Разморенный вином и постелью, Критский глупо улыбался.

— И нет вовсе, душечка, не страшен он мне, однако его шпильки больно жалят, надоело.

— Потерпи, дуралеюшка, к чему спешить. Добра еще немало прибрать можно. Мне давеча Серебряный предлагал выгодную сделку, тысяч семьдесят перепасть может.

Вернувшись из поездки, Лазарев вскоре почувствовал вокруг злые ухмылки чиновных офицеров и подрядчиков. Нашлись добрые люди, рассказали подноготную происшедшего.
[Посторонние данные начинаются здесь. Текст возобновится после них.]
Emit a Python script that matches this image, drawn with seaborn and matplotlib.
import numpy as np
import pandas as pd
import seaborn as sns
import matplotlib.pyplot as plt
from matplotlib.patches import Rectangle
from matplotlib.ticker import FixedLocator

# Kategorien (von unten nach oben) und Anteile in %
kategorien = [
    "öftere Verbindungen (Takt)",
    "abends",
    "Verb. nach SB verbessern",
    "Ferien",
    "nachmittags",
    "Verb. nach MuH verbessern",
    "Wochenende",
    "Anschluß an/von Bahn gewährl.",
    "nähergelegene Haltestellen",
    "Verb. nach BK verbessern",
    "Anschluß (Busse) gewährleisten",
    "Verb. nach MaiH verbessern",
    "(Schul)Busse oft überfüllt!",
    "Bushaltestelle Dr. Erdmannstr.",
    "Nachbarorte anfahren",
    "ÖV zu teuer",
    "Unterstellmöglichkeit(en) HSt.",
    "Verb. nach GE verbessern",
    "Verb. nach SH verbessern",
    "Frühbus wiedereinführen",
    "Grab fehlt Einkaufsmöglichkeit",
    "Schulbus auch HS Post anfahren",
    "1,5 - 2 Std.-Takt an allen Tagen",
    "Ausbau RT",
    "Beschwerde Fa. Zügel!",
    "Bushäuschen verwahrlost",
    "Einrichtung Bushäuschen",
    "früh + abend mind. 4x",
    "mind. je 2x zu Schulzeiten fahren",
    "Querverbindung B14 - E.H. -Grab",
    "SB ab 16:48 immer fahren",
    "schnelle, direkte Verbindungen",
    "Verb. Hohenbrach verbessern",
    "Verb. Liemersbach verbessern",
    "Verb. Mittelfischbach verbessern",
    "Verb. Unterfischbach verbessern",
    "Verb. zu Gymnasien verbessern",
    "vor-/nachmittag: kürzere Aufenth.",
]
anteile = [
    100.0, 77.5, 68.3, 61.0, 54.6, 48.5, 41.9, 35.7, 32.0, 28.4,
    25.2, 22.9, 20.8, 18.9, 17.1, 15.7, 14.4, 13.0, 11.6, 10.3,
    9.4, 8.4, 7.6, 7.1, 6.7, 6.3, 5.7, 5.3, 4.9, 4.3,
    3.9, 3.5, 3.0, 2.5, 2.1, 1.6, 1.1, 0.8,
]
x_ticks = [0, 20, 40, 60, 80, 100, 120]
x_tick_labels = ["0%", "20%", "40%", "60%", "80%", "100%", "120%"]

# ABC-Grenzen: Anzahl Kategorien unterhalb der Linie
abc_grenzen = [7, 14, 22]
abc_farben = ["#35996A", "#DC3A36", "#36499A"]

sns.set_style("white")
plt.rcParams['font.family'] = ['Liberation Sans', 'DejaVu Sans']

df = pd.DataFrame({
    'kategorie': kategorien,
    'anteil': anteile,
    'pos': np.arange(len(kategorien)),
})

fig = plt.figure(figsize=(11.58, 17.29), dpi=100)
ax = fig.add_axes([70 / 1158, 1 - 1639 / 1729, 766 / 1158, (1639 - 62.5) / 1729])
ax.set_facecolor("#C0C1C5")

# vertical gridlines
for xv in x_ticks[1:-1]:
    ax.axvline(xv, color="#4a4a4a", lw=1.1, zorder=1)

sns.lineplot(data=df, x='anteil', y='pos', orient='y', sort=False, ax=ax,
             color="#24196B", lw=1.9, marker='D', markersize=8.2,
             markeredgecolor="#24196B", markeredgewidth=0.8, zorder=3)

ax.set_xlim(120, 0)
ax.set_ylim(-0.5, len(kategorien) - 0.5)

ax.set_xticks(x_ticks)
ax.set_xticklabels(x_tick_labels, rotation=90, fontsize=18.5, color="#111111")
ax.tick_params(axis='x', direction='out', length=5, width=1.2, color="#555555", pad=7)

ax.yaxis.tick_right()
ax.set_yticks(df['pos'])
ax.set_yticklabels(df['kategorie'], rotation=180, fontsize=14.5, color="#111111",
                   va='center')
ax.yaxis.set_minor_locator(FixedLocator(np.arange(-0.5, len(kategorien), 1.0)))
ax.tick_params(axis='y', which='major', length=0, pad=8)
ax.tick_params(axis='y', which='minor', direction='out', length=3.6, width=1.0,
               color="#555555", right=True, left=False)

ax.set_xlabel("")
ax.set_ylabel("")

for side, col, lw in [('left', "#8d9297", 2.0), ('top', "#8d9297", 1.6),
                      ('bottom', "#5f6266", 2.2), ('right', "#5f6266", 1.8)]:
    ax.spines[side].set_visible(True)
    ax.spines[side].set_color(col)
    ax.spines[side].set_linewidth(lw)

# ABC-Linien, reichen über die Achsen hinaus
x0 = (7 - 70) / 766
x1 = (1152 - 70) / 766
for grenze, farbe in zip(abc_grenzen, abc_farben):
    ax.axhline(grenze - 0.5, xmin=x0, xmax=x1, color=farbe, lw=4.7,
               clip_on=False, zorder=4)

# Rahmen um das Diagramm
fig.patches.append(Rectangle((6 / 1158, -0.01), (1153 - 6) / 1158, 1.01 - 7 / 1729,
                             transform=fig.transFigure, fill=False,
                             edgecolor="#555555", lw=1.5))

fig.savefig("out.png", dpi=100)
Возмущенный Лазарев напрямую написал Меншикову:

«И как же им не любить друг друга? Все их доходы зависят от неразрывной дружбы между собой. Критский в сентябре месяце, выпросив пароход, ходил в Одессу и, положив в тамошний банк 100 000, хотел подать в отставку, но министр двора здешнего Серебряный и прелестница наша уговорили его переждать, рассчитывая, что по окончании всех подрядов он должен получить 65 000. И так как Критский громко везде говорил, что он оставляет службу, то Серебряный столь же громко уверял, что это неправда, что он не так глуп, чтобы отказаться от 65 000, и что он готов прозакладывать в том не только деньги, но даже бороду свою! Что ж наконец вышло? Министр, к стыду своему, столь много славившийся верными своими заключениями и расчетами, ошибся. Хотя Критский в отставку не вышел, но получил пятью тысячами меньше, нежели как сказано было, т. е. досталось на его долю только 60 000! Вот вам тайны двора нашего, которые, я надеюсь, что в. с-ть, прочитав и посмеявшись, бросите в камин. А хорошо бы, если бы государю вздумалось (подобно тому, как в Кронштадте) прислать сюда генерала Горголи или равного ему в способностях, который взял бы к допросу министра Серебряного и некоторых других; многие бы тайны сделались известными!»